MCE suggested that what INEC got for itself is an unnecessarily early timeline that imposes avoidable pressure on political parties. And that it also undermines internal democracy in parties, with increased risk of procedural errors that will later fuel litigation.

Equally troubling for MCE is the perception that INEC might be construed as descending into the arena, instead of staying neutral. “Public trust is the most valuable asset of any electoral umpire. When INEC becomes a litigant against political parties over a timetable issue, it risks being perceived as an interested party rather than a neutral regulator. Such perceptions- even if unintended- can weaken trust and confidence among political actors and voters ahead of the 2027 elections.”

Drawing from data on an already dangerously low public confidence in INEC, MCE illustrated with recent data by Afrobarometer’s survey of just 23 per cent of Nigerians expressing trust in INEC.

MCE said: “This is an electoral emergency. At a time when the country is already anxious about preparations for the 2027 elections, INEC should be taking every possible step to rebuild trust, not engaging in actions that risk pushing trust in the institution toward complete collapse. An appeal on a matter where the law is already clear sends the wrong signals to a public whose faith in the electoral process is already dangerously low.”

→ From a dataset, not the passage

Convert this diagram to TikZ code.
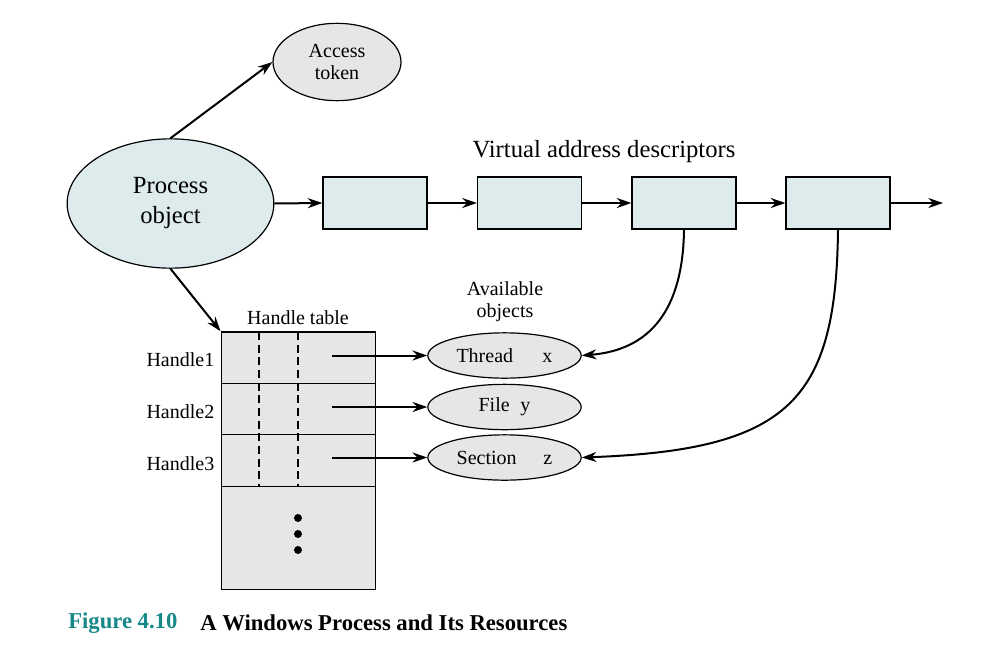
\documentclass[tikz,border=0pt]{standalone}
\usepackage{fontspec}
\setmainfont{Liberation Serif}
\usetikzlibrary{shapes.geometric,arrows.meta}
\definecolor{procblue}{RGB}{221,235,237}
\definecolor{objgray}{RGB}{230,230,232}
\definecolor{capteal}{RGB}{22,136,136}
\tikzset{
  big/.style={font=\fontsize{18.5}{22.5}\selectfont},
  med/.style={font=\fontsize{15}{16.5}\selectfont},
  arr/.style={line width=1.5pt,-{Stealth[length=11pt,width=7.5pt]}},
  vad/.style={draw,line width=0.9pt,fill=procblue,minimum width=78pt,minimum height=39pt,inner sep=0pt},
  obj/.style={ellipse,draw,line width=0.9pt,fill=objgray,minimum width=115pt,minimum height=34pt,inner sep=0pt,med},
  rowbox/.style={draw,line width=0.9pt,minimum width=116pt,minimum height=38.6pt,inner sep=0pt},
}
\begin{document}
\begin{tikzpicture}[x=0.75pt,y=-0.75pt]
\useasboundingbox (0,0) rectangle (994,660);
% process object and access token
\node[ellipse,draw,line width=0.9pt,fill=procblue,minimum width=155pt,minimum height=97pt,inner sep=0pt,big,align=center] (po) at (170.5,203.5) {Process\\object};
\node[ellipse,draw,line width=0.9pt,fill=objgray,minimum width=96pt,minimum height=58pt,inner sep=0pt,med,align=center] (at) at (337,62) {Access\\token};
% VADs
\node[vad] (b1) at (375,203) {};
\node[vad] (b2) at (529.5,203) {};
\node[vad] (b3) at (684,203) {};
\node[vad] (b4) at (838,203) {};
\coordinate (vend) at (943,203);
\node[big] (vadl) at (604,152) {Virtual address descriptors};
% handle table
\node[draw,line width=0.9pt,fill=objgray,minimum width=116pt,minimum height=193pt,inner sep=0pt] (ht) at (298.5,460.5) {};
\node[rowbox] (r1) at (298.5,357.7) {};
\node[rowbox] (r2) at (298.5,409.1) {};
\node[rowbox] (r3) at (298.5,460.5) {};
\draw[line width=0.8pt,dash pattern=on 6pt off 3.5pt] (259,332) -- (259,486);
\draw[line width=0.8pt,dash pattern=on 6pt off 3.5pt] (298,332) -- (298,486);
\foreach \yy/\nm in {518/d1,534/d2,550/d3} \fill (298,\yy) circle (3pt) coordinate (\nm);
\node[med] (htl) at (298,318) {Handle table};
\node[med,anchor=east] (h1) at (219,360) {Handle1};
\node[med,anchor=east] (h2) at (219,412) {Handle2};
\node[med,anchor=east] (h3) at (219,464) {Handle3};
% available objects
\node[med,align=center] (avl) at (505,302) {Available\\objects};
\node[obj] (th) at (504.5,355.5) {Thread\hspace{22pt}x};
\node[obj] (fi) at (504.5,407) {File\hspace{8pt}y};
\node[obj] (se) at (504.5,457.5) {Section\hspace{20pt}z};
\coordinate (a1) at (332,355.5);
\coordinate (a2) at (332,407);
\coordinate (a3) at (332,457.5);
% connectors
\draw[arr] (po.north) -- (at.west);
\draw[arr] (po.south) -- (ht.north west);
\draw[arr] (po.east) -- (b1.west);
\draw[arr] (b1.east) -- (b2.west);
\draw[arr] (b2.east) -- (b3.west);
\draw[arr] (b3.east) -- (b4.west);
\draw[arr] (b4.east) -- (vend);
\draw[arr] (a1) -- (th.west);
\draw[arr] (a2) -- (fi.west);
\draw[arr] (a3) -- (se.west);
\draw[arr] (b3.south) .. controls (683,310) and (650,350) .. (th.east);
\draw[arr] (b4.south) .. controls (836,400) and (790,450) .. (se.east);
% caption
\node[anchor=west,font=\fontsize{17}{20}\selectfont\bfseries,text=capteal,inner sep=0pt] (capn) at (68,623) {Figure 4.10};
\node[anchor=west,font=\fontsize{17}{20}\selectfont\bfseries,inner sep=0pt] (capt) at (200,623) {A Windows Process and Its Resources};
\end{tikzpicture}
\end{document}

Not done, MCR further counseled that INEC’s mandate is to enforce the law, not to contest it. INEC is required to implement the law impartially. Appealing a judgment that merely affirms and clarifies the Electoral Act may be interpreted as the Commission taking sides.

This perception alone can damage the legitimacy of the electoral process, the Coalition stated.

The election year 2027 is looking dicey. There is induced instability in the system, with the intention to weaken popular participation. If there is no popular participation, it is no longer democracy. This is the time to cease the window of opportunity to intervene. And it is the responsibility of the judiciary to stabilise the polity and avert political logjam.